Columnistas

Sara o el gozo de la novela

En muchos certámenes literarios se repite, dígase por ejemplo en los exigentes juegos florales de Santa Rosa de Copán: los narradores jóvenes confunden en modo inevitable lo que es relato con lo que es cuento, no digamos con novela, pues con frecuencia los textos están compuestos por extensas descripciones y cero, o casi cero construcción o participación de los personajes, quienes son cual títeres o marionetas en las manos poco expertas del autor.
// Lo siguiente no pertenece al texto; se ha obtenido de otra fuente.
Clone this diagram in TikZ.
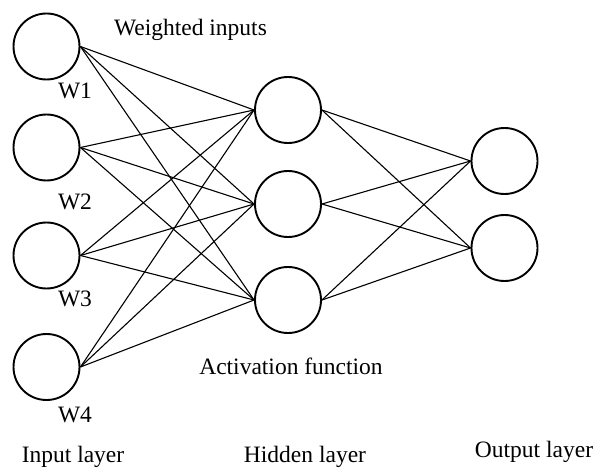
\documentclass[tikz,border=0pt]{standalone}
\usepackage{fontspec}
\setmainfont{Liberation Serif}
\begin{document}
\begin{tikzpicture}[x=1pt,y=-1pt,
  neuron/.style={circle,draw,line width=1.9pt,minimum size=66pt,inner sep=0pt},
  conn/.style={line width=1.1pt},
  lbl/.style={font=\fontsize{23.5}{26}\selectfont,inner sep=0pt,anchor=base}]
\useasboundingbox (0,0) rectangle (595,468);
% input layer
\node[neuron] (i1) at (46.5,46.5) {};
\node[neuron] (i2) at (46.5,147.5) {};
\node[neuron] (i3) at (46.5,255.5) {};
\node[neuron] (i4) at (46.5,367) {};
% hidden layer
\node[neuron] (h1) at (288,110) {};
\node[neuron] (h2) at (288,204) {};
\node[neuron] (h3) at (288,300) {};
% output layer
\node[neuron] (o1) at (504.5,161) {};
\node[neuron] (o2) at (504.5,248) {};
% connections
\foreach \i in {1,2,3,4}{
  \foreach \h in {1,2,3}{
    \draw[conn] (i\i.east) -- (h\h.west);
  }
}
\foreach \h in {1,2,3}{
  \foreach \o in {1,2}{
    \draw[conn] (h\h.east) -- (o\o.west);
  }
}
% labels
\node[lbl] (wi) at (190.5,36) {Weighted inputs};
\node[lbl] (w1) at (75,99) {W1};
\node[lbl] (w2) at (75,210) {W2};
\node[lbl] (w3) at (75,306) {W3};
\node[lbl] (w4) at (75,422) {W4};
\node[lbl] (af) at (291,374) {Activation function};
\node[lbl] (il) at (73,462) {Input layer};
\node[lbl] (hl) at (305,462) {Hidden layer};
\node[lbl] (ol) at (534,457) {Output layer};
\end{tikzpicture}
\end{document}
El héroe (o heroína) viaja, así, colgado de los hilos de la trama, desplazándose por espacios físicos ––calles, montes, ciudades–– sin resonancia espiritual, excepto algún par de reacciones al ambiente o a un interlocutor, con lo que es obvio que no vive sino que lo hacen vivir, alguien respira por él y, peor, otro piensa por él.

El ambiente se torna, por ende, abrumador, al grado de aplastar la interioridad del personaje, quien ve de dentro hacia afuera sin poder verse a sí mismo, a su interior. “Ricardo, el periodista” relata cierta obra “bajó de prisa las escaleras del condominio, pues fallaba el ascensor, y se encaminó en dirección a la sexta avenida, ya que procuraba evitar el ruido voluminoso de la calle real”… Cámara volante encima del protagonista, omnisciente lente de un dron, mirilla casi francotiradora que sigue cada movimiento del individuo con acoso pero nada emotivo: desconocemos lo que siente o reflexiona, si experimenta frío o calor, suda o sufre sed, se angustia o es feliz. El método narrativo es aquí tan simple que puede servir lo mismo para describir un edificio como a un perro extraviado o una refrigeradora.

Foto: El Heraldo

Sergio Ramírez publicó en 2015 una novela verticalmente opuesta a lo que ahora tratamos. “Sara” parte de una referencia bíblica si bien su objeto es para nada religioso sino intensamente humano. La obra entera está narrada en varios planos pero vista en totalidad desde la óptica de la mujer de Abraham y de su encuentro con dios (el Mago), las ofertas de este y las desilusiones. Y mientras cuenta su desconfianza y a la vez su ansiedad con respecto al Mago, quien le ha prometido que será madre de un pueblo mítico, pinta también con finos toques de acuarela el crudo exterior: el desierto y sus arenas ardientes, la sequía y las ovejas que balan, los pájaros enjaulados y la presencia cercana y ahora ingrata de Agar, la esclava probablemente nubia con quien Abraham pasa silentes noches eróticas ya que ella, Sara, es muy vieja para concebir…

Los bellos ángeles que envía el Mago son descritos con perspicacia femenina y fino humor, pero en vez de despertar asombro ––dada su pasmosa capacidad para destruir con un soplo volcánico (atómico) a Sodoma y Gomorra–– Sara los envuelve y masifica en una inteligente burla de lo que es el poder, poco le importa si celestial. Y a tal grado de intimidad ocurre esto que uno acaba concluyendo que lo que se lee no es obra dedicada a repetir el tema de antiguas anécdotas hebreas sino para explorar lo intenso y abismal de la psicología humana, tanto hoy como de los tiempos en que dios bajaba a la tierra para calibrar de primera vista la conducta de los hombres y para evadir, como dardos veloces, cual sables afilados, la ironía pícara e inevitable de la mujer.

El objeto narrativo dejó de ser, entonces, el entorno del ser humano para concentrarse en el modo como ve al mundo desde dentro suyo el humano, o sea cuál es, dentro de la mente, la resonancia de lo material que lo rodea. Y entonces (entre otras peculiaridades) el texto adquiere la gracia de un cuento y abandona la del relato, que es más simple y llano, mucho más elemental.